Aim of the task> Retype the whole listing, please, keeping every line exact and dropping the pictures.
***** Dataset excerpt *****
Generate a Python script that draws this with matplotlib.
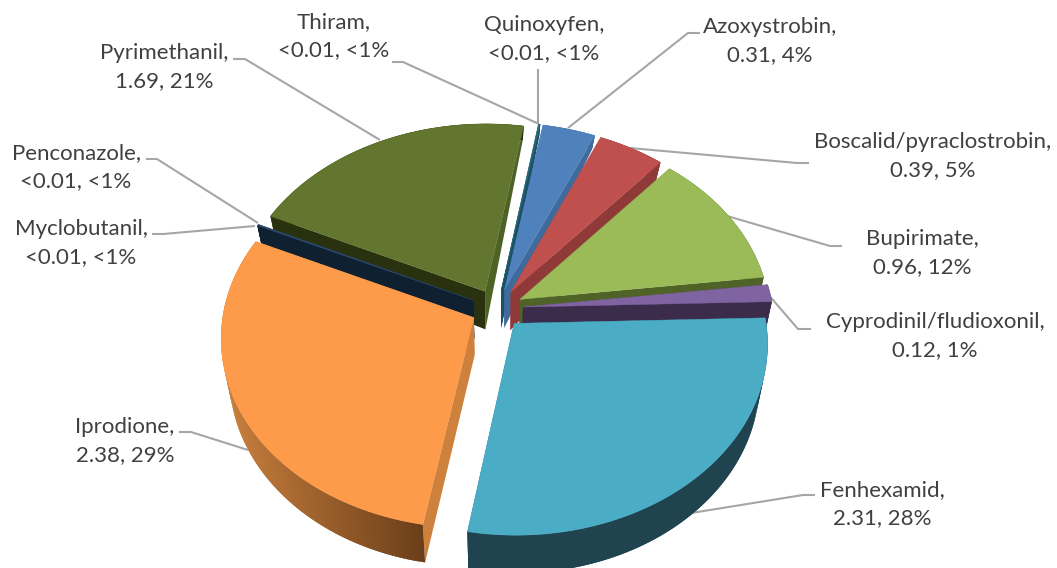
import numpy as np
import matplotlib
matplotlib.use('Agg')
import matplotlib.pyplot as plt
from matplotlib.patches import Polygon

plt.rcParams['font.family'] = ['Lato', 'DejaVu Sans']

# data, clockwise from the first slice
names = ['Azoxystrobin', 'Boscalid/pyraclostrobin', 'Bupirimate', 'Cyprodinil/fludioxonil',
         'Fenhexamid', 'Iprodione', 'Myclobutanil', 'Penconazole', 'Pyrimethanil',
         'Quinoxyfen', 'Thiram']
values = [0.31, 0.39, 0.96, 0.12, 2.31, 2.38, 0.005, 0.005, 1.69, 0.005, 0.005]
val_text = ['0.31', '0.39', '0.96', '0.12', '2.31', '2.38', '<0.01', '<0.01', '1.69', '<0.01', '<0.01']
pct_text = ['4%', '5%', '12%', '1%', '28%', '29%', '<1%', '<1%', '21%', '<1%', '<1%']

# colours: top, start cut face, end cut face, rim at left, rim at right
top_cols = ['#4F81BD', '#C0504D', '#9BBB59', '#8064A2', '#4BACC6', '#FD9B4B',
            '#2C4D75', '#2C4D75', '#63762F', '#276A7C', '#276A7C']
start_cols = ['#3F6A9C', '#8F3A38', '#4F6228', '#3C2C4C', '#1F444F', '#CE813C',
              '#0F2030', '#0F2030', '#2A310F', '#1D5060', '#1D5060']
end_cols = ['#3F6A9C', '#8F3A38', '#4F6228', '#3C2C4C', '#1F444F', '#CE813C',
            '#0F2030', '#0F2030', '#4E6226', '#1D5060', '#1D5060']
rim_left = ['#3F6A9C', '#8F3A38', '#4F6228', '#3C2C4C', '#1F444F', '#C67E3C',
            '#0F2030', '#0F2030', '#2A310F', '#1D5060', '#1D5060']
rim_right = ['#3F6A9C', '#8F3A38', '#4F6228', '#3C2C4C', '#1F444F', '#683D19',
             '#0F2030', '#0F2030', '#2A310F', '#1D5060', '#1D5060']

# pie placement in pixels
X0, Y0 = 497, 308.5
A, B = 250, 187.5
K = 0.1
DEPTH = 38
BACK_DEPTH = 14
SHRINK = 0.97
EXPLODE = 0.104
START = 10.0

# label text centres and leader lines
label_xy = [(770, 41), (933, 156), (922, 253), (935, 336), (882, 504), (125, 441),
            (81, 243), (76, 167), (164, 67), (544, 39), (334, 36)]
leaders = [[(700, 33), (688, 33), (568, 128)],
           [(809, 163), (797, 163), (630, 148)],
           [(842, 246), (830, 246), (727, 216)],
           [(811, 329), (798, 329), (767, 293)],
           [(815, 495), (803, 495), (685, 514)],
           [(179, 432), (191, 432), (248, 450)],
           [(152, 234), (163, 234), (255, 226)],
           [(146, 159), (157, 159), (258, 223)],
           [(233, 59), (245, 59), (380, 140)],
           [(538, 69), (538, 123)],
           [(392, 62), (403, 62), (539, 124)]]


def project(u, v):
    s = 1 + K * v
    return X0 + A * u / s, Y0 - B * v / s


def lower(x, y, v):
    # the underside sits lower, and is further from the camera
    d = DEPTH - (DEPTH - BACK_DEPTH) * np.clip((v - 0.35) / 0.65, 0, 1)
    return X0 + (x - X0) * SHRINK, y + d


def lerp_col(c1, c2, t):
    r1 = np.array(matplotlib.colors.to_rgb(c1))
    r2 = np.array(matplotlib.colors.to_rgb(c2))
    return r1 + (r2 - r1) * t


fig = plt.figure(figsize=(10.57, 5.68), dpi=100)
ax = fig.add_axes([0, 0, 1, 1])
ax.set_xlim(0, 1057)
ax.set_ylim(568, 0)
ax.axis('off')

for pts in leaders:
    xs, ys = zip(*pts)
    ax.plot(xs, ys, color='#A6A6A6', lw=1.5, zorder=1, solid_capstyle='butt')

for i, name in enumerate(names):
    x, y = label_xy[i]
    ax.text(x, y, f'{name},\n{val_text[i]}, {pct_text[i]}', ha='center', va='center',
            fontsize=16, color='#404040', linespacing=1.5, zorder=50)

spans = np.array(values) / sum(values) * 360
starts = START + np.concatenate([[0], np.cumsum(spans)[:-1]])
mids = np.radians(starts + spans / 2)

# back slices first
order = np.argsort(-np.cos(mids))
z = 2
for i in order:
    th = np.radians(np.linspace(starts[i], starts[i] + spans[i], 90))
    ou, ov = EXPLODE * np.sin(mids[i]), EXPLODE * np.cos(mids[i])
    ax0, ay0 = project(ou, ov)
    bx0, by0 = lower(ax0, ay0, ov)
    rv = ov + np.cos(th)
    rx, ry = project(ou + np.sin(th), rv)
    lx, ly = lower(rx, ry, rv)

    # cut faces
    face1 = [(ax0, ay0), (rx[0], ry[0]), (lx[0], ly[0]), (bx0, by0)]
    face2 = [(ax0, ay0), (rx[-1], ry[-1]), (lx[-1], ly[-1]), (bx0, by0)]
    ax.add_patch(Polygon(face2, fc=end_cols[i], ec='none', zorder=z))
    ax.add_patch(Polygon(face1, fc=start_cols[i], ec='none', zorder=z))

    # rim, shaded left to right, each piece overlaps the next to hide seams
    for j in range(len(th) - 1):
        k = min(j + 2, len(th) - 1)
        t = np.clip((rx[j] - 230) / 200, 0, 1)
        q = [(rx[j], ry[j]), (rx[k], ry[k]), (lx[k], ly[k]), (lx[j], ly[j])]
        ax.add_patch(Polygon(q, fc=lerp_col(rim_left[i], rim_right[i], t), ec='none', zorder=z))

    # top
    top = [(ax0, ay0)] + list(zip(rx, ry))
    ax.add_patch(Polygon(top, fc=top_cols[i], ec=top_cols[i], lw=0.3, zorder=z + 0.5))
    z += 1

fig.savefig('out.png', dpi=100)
*****
Output of the exercise>
Generate a Python script that draws this with matplotlib.
import numpy as np
import matplotlib
matplotlib.use('Agg')
import matplotlib.pyplot as plt
from matplotlib.patches import Polygon

plt.rcParams['font.family'] = ['Lato', 'DejaVu Sans']

# data, clockwise from the first slice
names = ['Azoxystrobin', 'Boscalid/pyraclostrobin', 'Bupirimate', 'Cyprodinil/fludioxonil',
         'Fenhexamid', 'Iprodione', 'Myclobutanil', 'Penconazole', 'Pyrimethanil',
         'Quinoxyfen', 'Thiram']
values = [0.31, 0.39, 0.96, 0.12, 2.31, 2.38, 0.005, 0.005, 1.69, 0.005, 0.005]
val_text = ['0.31', '0.39', '0.96', '0.12', '2.31', '2.38', '<0.01', '<0.01', '1.69', '<0.01', '<0.01']
pct_text = ['4%', '5%', '12%', '1%', '28%', '29%', '<1%', '<1%', '21%', '<1%', '<1%']

# colours: top, start cut face, end cut face, rim at left, rim at right
top_cols = ['#4F81BD', '#C0504D', '#9BBB59', '#8064A2', '#4BACC6', '#FD9B4B',
            '#2C4D75', '#2C4D75', '#63762F', '#276A7C', '#276A7C']
start_cols = ['#3F6A9C', '#8F3A38', '#4F6228', '#3C2C4C', '#1F444F', '#CE813C',
              '#0F2030', '#0F2030', '#2A310F', '#1D5060', '#1D5060']
end_cols = ['#3F6A9C', '#8F3A38', '#4F6228', '#3C2C4C', '#1F444F', '#CE813C',
            '#0F2030', '#0F2030', '#4E6226', '#1D5060', '#1D5060']
rim_left = ['#3F6A9C', '#8F3A38', '#4F6228', '#3C2C4C', '#1F444F', '#C67E3C',
            '#0F2030', '#0F2030', '#2A310F', '#1D5060', '#1D5060']
rim_right = ['#3F6A9C', '#8F3A38', '#4F6228', '#3C2C4C', '#1F444F', '#683D19',
             '#0F2030', '#0F2030', '#2A310F', '#1D5060', '#1D5060']

# pie placement in pixels
X0, Y0 = 497, 308.5
A, B = 250, 187.5
K = 0.1
DEPTH = 38
BACK_DEPTH = 14
SHRINK = 0.97
EXPLODE = 0.104
START = 10.0

# label text centres and leader lines
label_xy = [(770, 41), (933, 156), (922, 253), (935, 336), (882, 504), (125, 441),
            (81, 243), (76, 167), (164, 67), (544, 39), (334, 36)]
leaders = [[(700, 33), (688, 33), (568, 128)],
           [(809, 163), (797, 163), (630, 148)],
           [(842, 246), (830, 246), (727, 216)],
           [(811, 329), (798, 329), (767, 293)],
           [(815, 495), (803, 495), (685, 514)],
           [(179, 432), (191, 432), (248, 450)],
           [(152, 234), (163, 234), (255, 226)],
           [(146, 159), (157, 159), (258, 223)],
           [(233, 59), (245, 59), (380, 140)],
           [(538, 69), (538, 123)],
           [(392, 62), (403, 62), (539, 124)]]


def project(u, v):
    s = 1 + K * v
    return X0 + A * u / s, Y0 - B * v / s


def lower(x, y, v):
    # the underside sits lower, and is further from the camera
    d = DEPTH - (DEPTH - BACK_DEPTH) * np.clip((v - 0.35) / 0.65, 0, 1)
    return X0 + (x - X0) * SHRINK, y + d


def lerp_col(c1, c2, t):
    r1 = np.array(matplotlib.colors.to_rgb(c1))
    r2 = np.array(matplotlib.colors.to_rgb(c2))
    return r1 + (r2 - r1) * t


fig = plt.figure(figsize=(10.57, 5.68), dpi=100)
ax = fig.add_axes([0, 0, 1, 1])
ax.set_xlim(0, 1057)
ax.set_ylim(568, 0)
ax.axis('off')

for pts in leaders:
    xs, ys = zip(*pts)
    ax.plot(xs, ys, color='#A6A6A6', lw=1.5, zorder=1, solid_capstyle='butt')

for i, name in enumerate(names):
    x, y = label_xy[i]
    ax.text(x, y, f'{name},\n{val_text[i]}, {pct_text[i]}', ha='center', va='center',
            fontsize=16, color='#404040', linespacing=1.5, zorder=50)

spans = np.array(values) / sum(values) * 360
starts = START + np.concatenate([[0], np.cumsum(spans)[:-1]])
mids = np.radians(starts + spans / 2)

# back slices first
order = np.argsort(-np.cos(mids))
z = 2
for i in order:
    th = np.radians(np.linspace(starts[i], starts[i] + spans[i], 90))
    ou, ov = EXPLODE * np.sin(mids[i]), EXPLODE * np.cos(mids[i])
    ax0, ay0 = project(ou, ov)
    bx0, by0 = lower(ax0, ay0, ov)
    rv = ov + np.cos(th)
    rx, ry = project(ou + np.sin(th), rv)
    lx, ly = lower(rx, ry, rv)

    # cut faces
    face1 = [(ax0, ay0), (rx[0], ry[0]), (lx[0], ly[0]), (bx0, by0)]
    face2 = [(ax0, ay0), (rx[-1], ry[-1]), (lx[-1], ly[-1]), (bx0, by0)]
    ax.add_patch(Polygon(face2, fc=end_cols[i], ec='none', zorder=z))
    ax.add_patch(Polygon(face1, fc=start_cols[i], ec='none', zorder=z))

    # rim, shaded left to right, each piece overlaps the next to hide seams
    for j in range(len(th) - 1):
        k = min(j + 2, len(th) - 1)
        t = np.clip((rx[j] - 230) / 200, 0, 1)
        q = [(rx[j], ry[j]), (rx[k], ry[k]), (lx[k], ly[k]), (lx[j], ly[j])]
        ax.add_patch(Polygon(q, fc=lerp_col(rim_left[i], rim_right[i], t), ec='none', zorder=z))

    # top
    top = [(ax0, ay0)] + list(zip(rx, ry))
    ax.add_patch(Polygon(top, fc=top_cols[i], ec=top_cols[i], lw=0.3, zorder=z + 0.5))
    z += 1

fig.savefig('out.png', dpi=100)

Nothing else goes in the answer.